O autor de O Horóscopo de Portugal pega no fio de Ariadne e toma a palavra considerar, sidério e sideral  e o «sul sidério», e por extensão, em Considerações,  livro de AS. Ora, isto mais não é do que quando o «Céu e a Terra se combinam para urdir os problemas da humanidade, mas também para os resolver». E acrescenta que AS tinha a sua carta astrológica desenhada em si mesmo, isto é, a sua vida espelhava claramente o que AT via na carta do céu e ainda hoje nela se lê. O filósofo de Estremoz – ou também de Brasília, pois lá fez este estudo e o entregou a AS – continua dizendo que Mercúrio é dominante no horóscopo, pois vemos que não só é regente do signo ascendente, Virgem, como do signo do Meio-do-Céu, Gémeos, e «forma com a Lua e Neptuno aspectos altamente benéficos». Telmo, atentamente, refere-se à dupla natureza de Mercúrio, pois um mensageiro/intermediário (figura associada a este planeta) pode sê-lo de várias maneiras, tanto pode servir a Deus como a Mamon, pelo que AT diz que «todos os deuses têm duas faces». É claro que no horóscopo de Agostinho, tendo este reagido superiormente ao que a tradição chama «mensageiro dos deuses», AT acrescenta o seguinte «Mercúrio em Aquário: Intuição, rapidez e inteligência fulgurante. Inventivo e aberto às ideias novas». Esta tónica aquariana está reforçada pela posição do Sol, ou arquétipo solar, também no signo de Aquário «aberto às ideias de vanguarda, vê as relações humanas de uma forma despreconceituosa e informal». Muito mais se poderia dizer e de suma importância quanto ao signo de Aquário, e que está bem enfatizado no caso de AS, ou seja, um traço bem vincado de individualidade ou individuação (no conceito de Carl Jung), gerando um sentido de independência que, ao mesmo tempo, nos espíritos superiores, se faz altruísta, fraternal e cooperante, mantendo-se todavia consciente de si.
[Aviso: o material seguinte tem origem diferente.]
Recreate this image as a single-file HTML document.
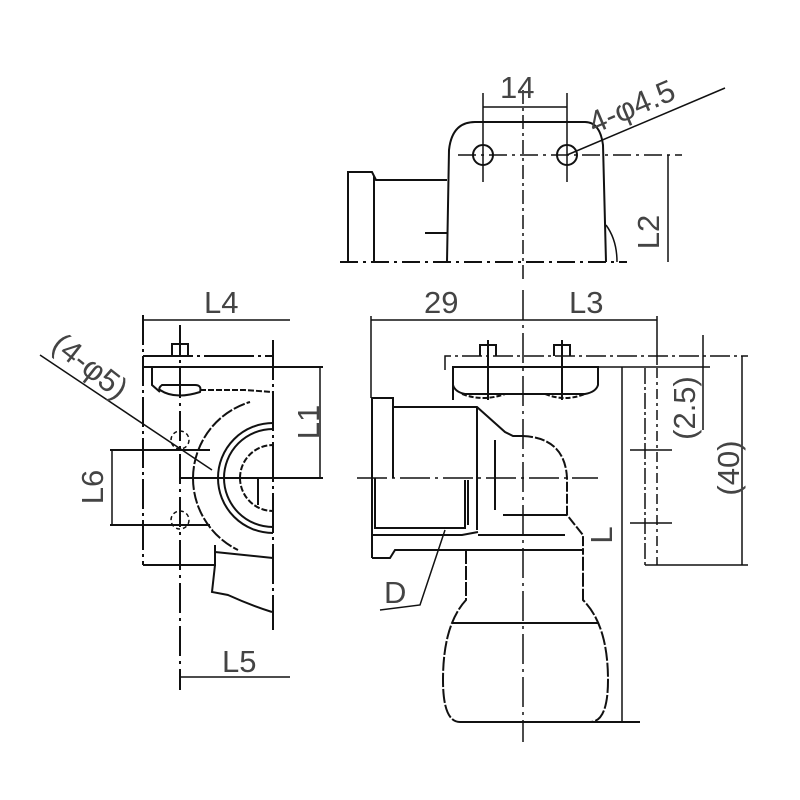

O leitor pode ler o mais que AT descreve, mas vale a pena acrescentar «Marte em Carneiro: enérgico e resistente. Iniciativa, impetuosidade, audácia». Vemos a verdade disto quando AT nos diz que Agostinho, aquando da construção da Universidade de Brasília, carregava tábuas às costas, andava muitos quilómetros a pé e o que comia de manhã dava quase para todo o dia! É mister falar ainda de Neptuno «a renúncia a tudo o que é fácil, lutando pela felicidade do futuro, os contrastes profundos, a oratória, a política, as experiências científicas e sociais audaciosas, o misticismo religioso ou ateu, tudo isso está fortemente impregnado da influência de Neptuno»  

Telmo remata, dizendo que há um «admirável texto em que está bem evidente o perfeito acordo do seu pensamento com o seu ser íntimo, tal como podemos imaginá-lo através do horóscopo. Tem por título «Quanto a Deus». Na verdade, este texto mais que teológico, fulgurante e lúcido - dir-se-ia no Sopro do Espírito Santo - é a perfeita combinação do melhor da lógica, da razão e da expressão enquanto atributos de Mercúrio com a sua oitava superior, Neptuno, «o das longas viagens pelo mar, o que leva ao Brasil e a todas as partes do mundo», planeta do misticismo religioso, da inspiração,  universalidade, da compaixão e do serviço abnegado ao próximo. Repare-se que o Sol, Vénus e Mercúrio (este a entrar) estão na 6ª casa do horóscopo, a do serviço sob formas que necessariamente devem ser visíveis para o mundo.

Há, assim, neste texto, ainda que num espírito de síntese, um raro e profundo estudo de um filósofo para outro filósofo, com a vantagem de um deles ter recorrido à astrologia. Mas a importância deste «arcano sagrado» de sabedoria milenar ainda está por fazer quanto ao que se poderia dizer de influência subliminar na ampla obra de AT, pois do que nos deixou da Cabala temos recebido o suficiente para sabermos o quanto e como ela marca a sua obra. Prossigamos, pois, a «reunir o que está disperso».